Nuclear fuel must be packaged for transportation in cask containers approved by NRC. These specialized casks both reduce the effects of radiation during routine transportation and in a transport accident. NRC's certification process requires demonstration through tests and analyses that casks can survive hypothetical accident scenarios. The on-going radiation exposure protection provided by the casks is equally important for transportation workers who load and unload a shipment of spent nuclear fuel from its conveyance or remain near it during its movement in transportation. Because the time that it takes to move a shipment from origin to destination directly affects radiation exposure, DOT requires that shipments of spent nuclear fuel be planned to avoid intermediate stops to the extent practicable.
Within DOT, several agencies are involved in regulating the transportation of spent nuclear fuel. RSPA's regulations, issued under the Federal hazardous material transportation law, impose packaging, hazard communication, training, operational, and other requirements; they specifically prohibit unnecessary delay in the transportation of hazardous materials. FRA's regulations, issued under the Federal Railroad Safety Act, impose requirements to ensure the safe rail transportation of hazardous materials. FMCSA's regulations, issued under the Motor Carrier Safety Improvement Act, impose requirements to ensure the safe highway transportation of hazardous materials; they require the use of routes that minimize time in transit when spent nuclear fuel is transported by motor vehicle. FMCSA's routing regulations permit States, following Federal regulatory guidelines, to designate certain routes for transporting hazardous material. Preferred routes are Interstate highways and alternate routes designated by a State routing agency. An Interstate bypass or beltway around a city, when available, must be used rather than an Interstate route through a city. Many States have designated highway routes for radioactive and other hazardous materials (or restricted the use of other routes), in accordance with FMCSA's regulations. Under these DOT regulations, a State or locality may not designate (or restrict the use of) routes that "export" transportation risks to a neighboring jurisdiction or unnecessarily delay the transportation of hazardous materials. To protect barges engaged in spent fuel transportation, the Coast Guard can impose moving security zones around barges under the Magnuson Act and 33 C.F.R. Part 6, and can impose moving safety zones around barges under the Ports and Waterways Safety Act (PWSA); under the PWSA, Coast Guard captains of the port can take other protective actions.
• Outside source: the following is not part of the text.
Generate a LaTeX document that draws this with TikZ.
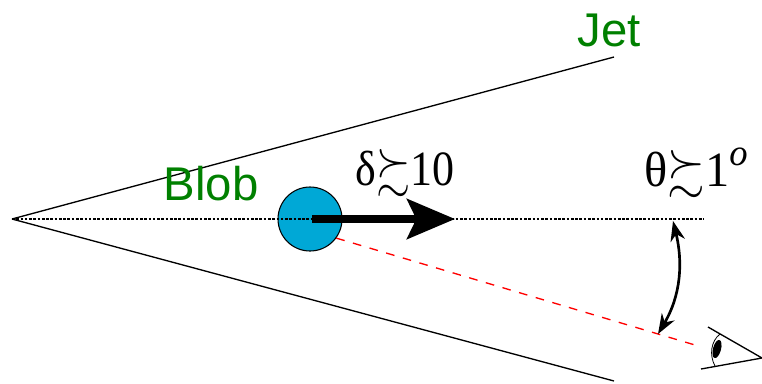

Rail shipments of spent nuclear fuel adhere to recommendations of the Association of American Railroads for the use of special or dedicated trains over key routes. These special trains carry no other cargo and have priority use of the mainline. Key routes are higher volume lines that have safety detection devices (such as wheel bearing detectors) and receive the most frequent inspections and best maintenance.
The NRC's requirements for physical protection of a shipment of spent nuclear fuel, including armed escorts who must be in close contact with a communications center about the status of the shipment, protect against intentional or unintentional disruption of the transportation and reduce the risks of an accident or incident. The same is true of other operational requirements, including State and local provisions that address traffic control and local safety hazards, as well as regulations of RSPA and its sister agencies within DOT - FRA for rail carriers, FMCSA for motor carriers, and the Coast Guard for water carriers. All transportation workers must have training in the requirements that apply to the functions they perform and how to avoid accidents and protect themselves from the hazards of materials being transported. Escorts for shipments of spent nuclear fuel must be trained in security measures, communications, responding to contingencies and threats, the hazards of radiation, and the Federal, State and local requirements that apply to the transportation of radioactive materials.
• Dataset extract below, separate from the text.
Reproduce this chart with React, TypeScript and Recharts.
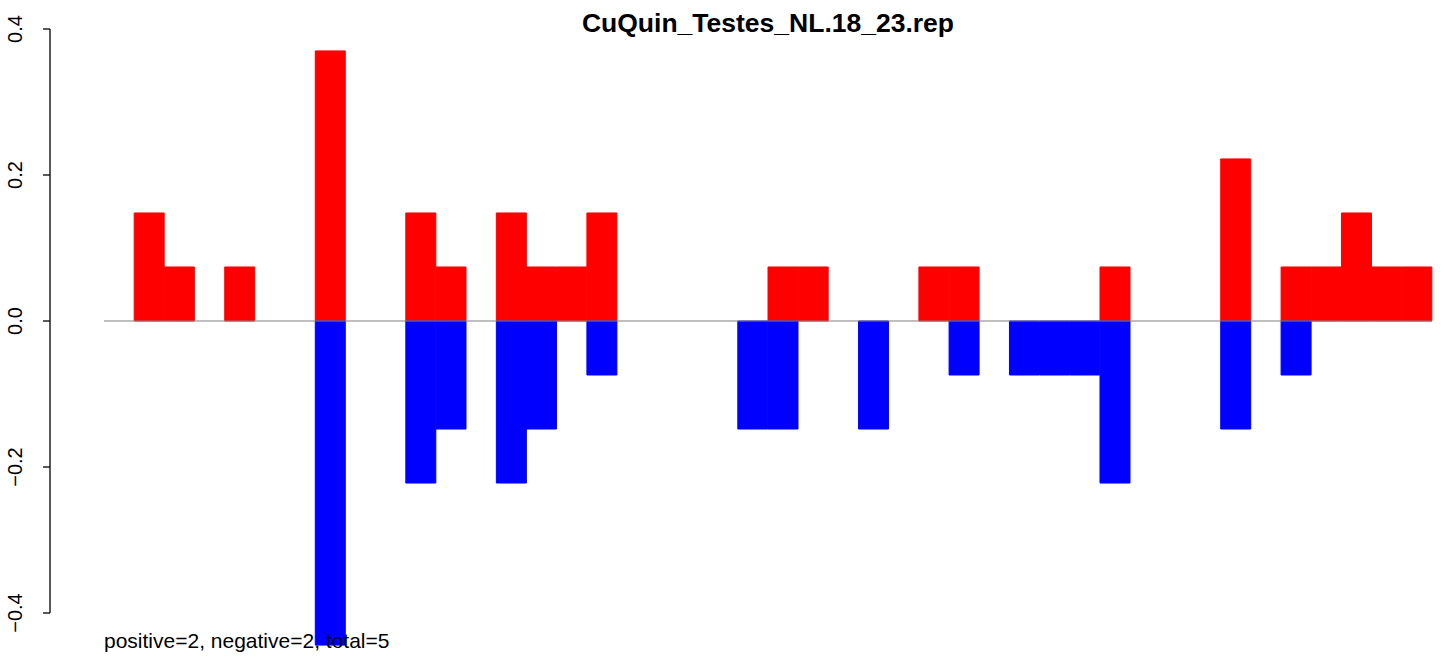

Many Federal and State agencies enforce these regulatory requirements through inspections. For example, FMCSA has worked with DOE and the Commercial Vehicle Safety Alliance (CVSA) to develop the CVSA Level VI Enhanced Radioactive Inspection Protocols. Under these protocols, every vehicle transporting spent nuclear fuel is required (by DOE contract) to be inspected at its point of origin. This inspection includes radiation scans, as well as driver and vehicle compliance checks. Any defect discovered during the inspection, regardless of how minor, must be corrected before transportation begins.
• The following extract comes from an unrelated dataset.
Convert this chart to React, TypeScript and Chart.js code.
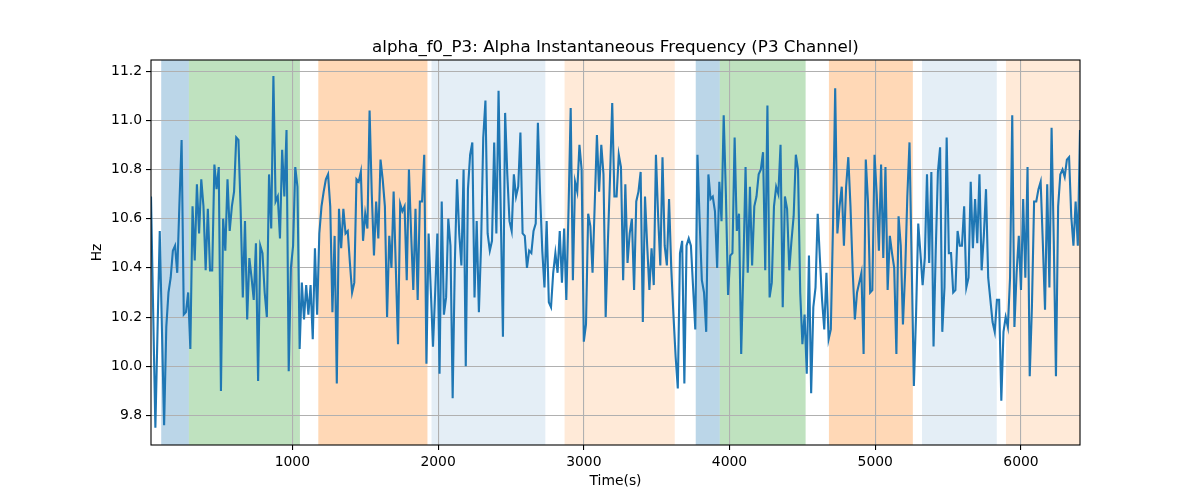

In addition to imposing regulatory requirements intended to prevent incidents and releases, DOT and its partners are concerned about emergency response in the event an incident should occur. Effective response to a transportation accident or incident involving spent nuclear fuel is enhanced through Federal requirements and resources, including financial assistance to States and localities for emergency response planning and training. DOE maintains regional emergency management field offices that can dispatch qualified response teams to an incident involving nuclear material, although the first responders on the scene of an accident usually are local fire departments and law enforcement agencies. RSPA's hazard communication requirements (placarding, shipping papers, and package marking and labeling) inform these responders of the hazards involved. For shipments of spent nuclear fuel, coordination with local responders is also enhanced by the NRC's physical protection requirements that provide for advance notification to the State governor of each shipment to or through the State and advance arrangements with local law enforcement agencies for response to an emergency or a call by escorts for assistance. Local emergency response capabilities are strengthened by RSPA's planning and training grants to States, who in turn pass at least 75% of the grants through to local communities. Significantly, both DOE and FEMA have actively conducted and promoted emergency responder training that enhances the ability of State and local fire, police and other emergency personnel to respond to and mitigate hazardous materials spills and other incidents.
DOT provides a regulatory structure for the safe transportation of spent nuclear fuel, other radioactive materials, and all other hazardous materials. Our enforcement of those regulatory requirements would be greatly assisted by passage of legislation to reauthorize the hazardous materials transportation safety program; the Administration's proposal was introduced last year as H.R. 3276 and S. 1669. In partnership with other Federal agencies, States, local and tribal governments, and carriers and shippers of hazardous materials, we will continue to ensure the safe transportation of all hazardous materials into, through, and within the United States.
If the committee has questions, I will be happy to respond.